6.1.2 assist the Client in ensuring compliance with its obligations under the Data Protection Legislation with respect to security, breach notifications, impact assessments and consultations with supervisory authorities or regulators; and

6.1.3 notify the Client without undue delay and in writing on becoming aware of any personal data breach in respect of any Protected Data.


7.1 HGEM shall not, without the prior written consent of the Client, process and/or transfer any Protected Data in or to countries outside of the European Economic Area.


8.1 HGEM shall:

8.1.1 maintain complete and accurate records to demonstrate its compliance with this agreement; and

8.1.2 allow for audits by the Client or the Client’s designated auditor.
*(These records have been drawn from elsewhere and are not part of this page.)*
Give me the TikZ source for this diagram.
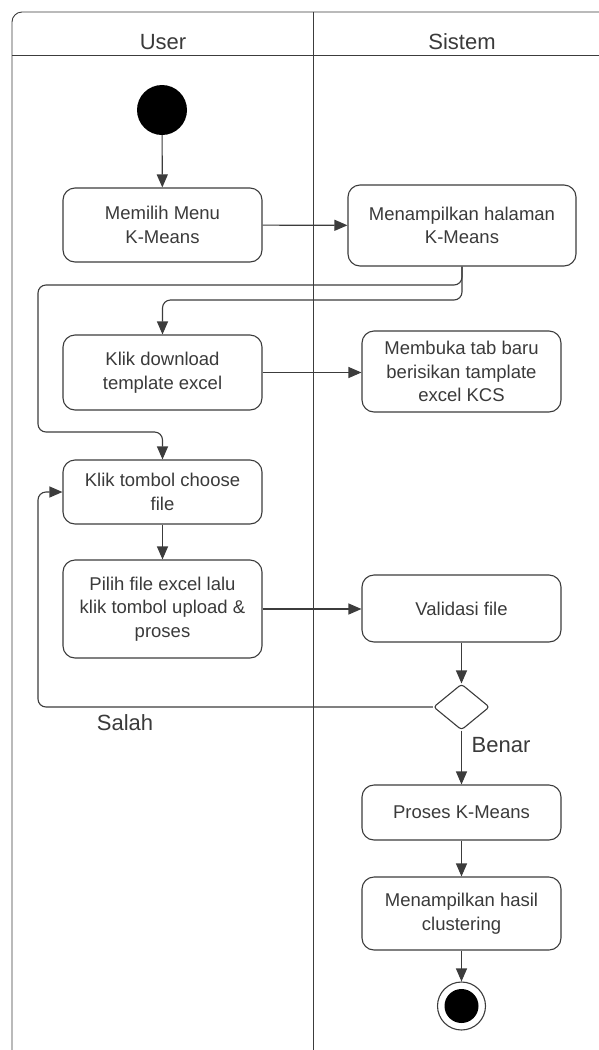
\documentclass[tikz,border=0pt]{standalone}
\usepackage{fontspec}
\setmainfont{Liberation Sans}
\usetikzlibrary{arrows.meta,shapes.geometric}
\definecolor{linegray}{HTML}{3C3C3C}
\definecolor{textgray}{HTML}{3A3A3A}
\begin{document}
\begin{tikzpicture}[x=1pt,y=-1pt,
  act/.style={draw=linegray, line width=1.1pt, rounded corners=12pt, text=textgray,
    font=\fontsize{18.5}{23.5}\selectfont, align=center, inner sep=0pt,
    minimum width=199pt},
  flow/.style={draw=linegray, line width=1.1pt, rounded corners=8pt,
    -{Triangle[length=13pt,width=11pt]}},
  lane/.style={draw=linegray, line width=0.9pt},
  lbl/.style={text=textgray, font=\fontsize{22}{26}\selectfont},
]
\useasboundingbox (0,0) rectangle (599,1050);

% swimlane frame
\draw[lane, rounded corners=10pt] (599,12) -- (12,12) -- (12,1050);
\draw[lane] (12,55) -- (599,55);
\draw[lane] (313,12) -- (313,1050);
\node[lbl] (hUser) at (163,42) {User};
\node[lbl] (hSis) at (462,42) {Sistem};

% activities
\node[circle, fill=black, minimum size=50pt, inner sep=0pt] (start) at (162,110) {};
\node[act, minimum height=74pt] (b1) at (162.5,225) {Memilih Menu\\K-Means};
\node[act, minimum width=228pt, minimum height=81pt] (b2) at (462,225.5) {Menampilkan halaman\\K-Means};
\node[act, minimum height=75pt] (b3) at (162.5,372.5) {Klik download\\template excel};
\node[act, minimum height=81pt] (b4) at (461.5,371.5) {Membuka tab baru\\berisikan tamplate\\excel KCS};
\node[act, minimum height=64pt] (b5) at (162.5,492) {Klik tombol choose\\file};
\node[act, minimum height=98pt] (b6) at (162.5,609) {Pilih file excel lalu\\klik tombol upload \&\\proses};
\node[act, minimum height=67pt] (b7) at (461.5,608.5) {Validasi file};
\node[diamond, draw=linegray, line width=1.1pt, rounded corners=3pt,
      minimum width=56pt, minimum height=46pt, inner sep=0pt] (dec) at (461.5,707) {};
\node[act, minimum height=55pt] (b8) at (461.5,812.5) {Proses K-Means};
\node[act, minimum height=73pt] (b9) at (461.5,913.5) {Menampilkan hasil\\clustering};
\node[circle, draw=linegray, line width=1.1pt, minimum size=48pt, inner sep=0pt] (end) at (461.5,1006) {};
\node[circle, fill=black, minimum size=34pt, inner sep=0pt] (endin) at (end.center) {};

% guard labels
\node[lbl] (salah) at (125,723) {Salah};
\node[lbl] (benar) at (501,745) {Benar};

% connectors
\draw[flow] (start) -- (b1);
\draw[flow] (b1) -- (b2);
\draw[flow] (b2.south) |- (38,285) |- (162.5,432) -- (b5.north);
\draw[flow] (b2.south) |- (162.5,300) -- (b3.north);
\draw[flow] (b3) -- (b3 -| b4.west);
\draw[flow] (b5) -- (b6);
\draw[flow] (b6) -- (b6 -| b7.west);
\draw[flow] (b7) -- (dec);
\draw[flow] (dec.west) -| (38,492) -- (b5.west);
\draw[flow] (dec) -- (b8);
\draw[flow] (b8) -- (b9);
\draw[flow] (b9) -- (end);
\end{tikzpicture}
\end{document}
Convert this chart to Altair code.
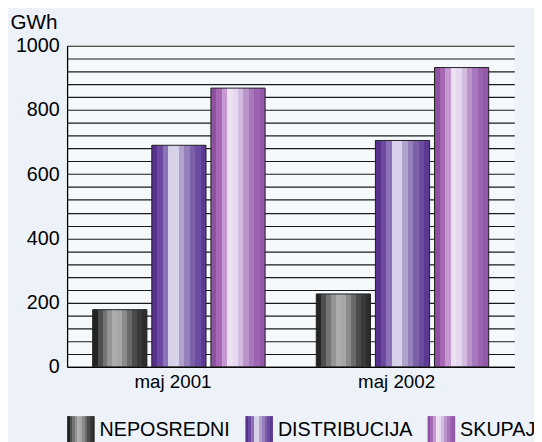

9.1 At the written direction of the Client, HGEM shall delete or return the Protected Data and copies thereof to the Client on termination of the agreement unless required by Applicable Law to store the Protected Data.


10.1 The Client shall indemnify and keep indemnified HGEM in respect of all Data Protection Losses suffered or incurred by, awarded against or agreed to be paid by, HGEM arising from or in connection with any breach by the Client of any of its obligations under this agreement.

10.2 This clause 10 is intended to apply to the allocation of liability for Data Protection Losses as between the parties, including with respect to compensation to Data Subjects, notwithstanding any provisions under the Data Protection Legislation to the contrary, except to the extent that:

10.2.1 it is not permitted by Applicable Law (including Data Protection Legislation); and

10.2.2 it does not affect the liability of either party to any Data Subject.


This agreement and any dispute or claim arising out of or in connection with it or its subject matter or formation (including non-contractual disputes or claims) shall be governed by and construed in accordance with the law of England and Wales.

This agreement has been entered into on the date stated on the Front Sheet or Purchase Order.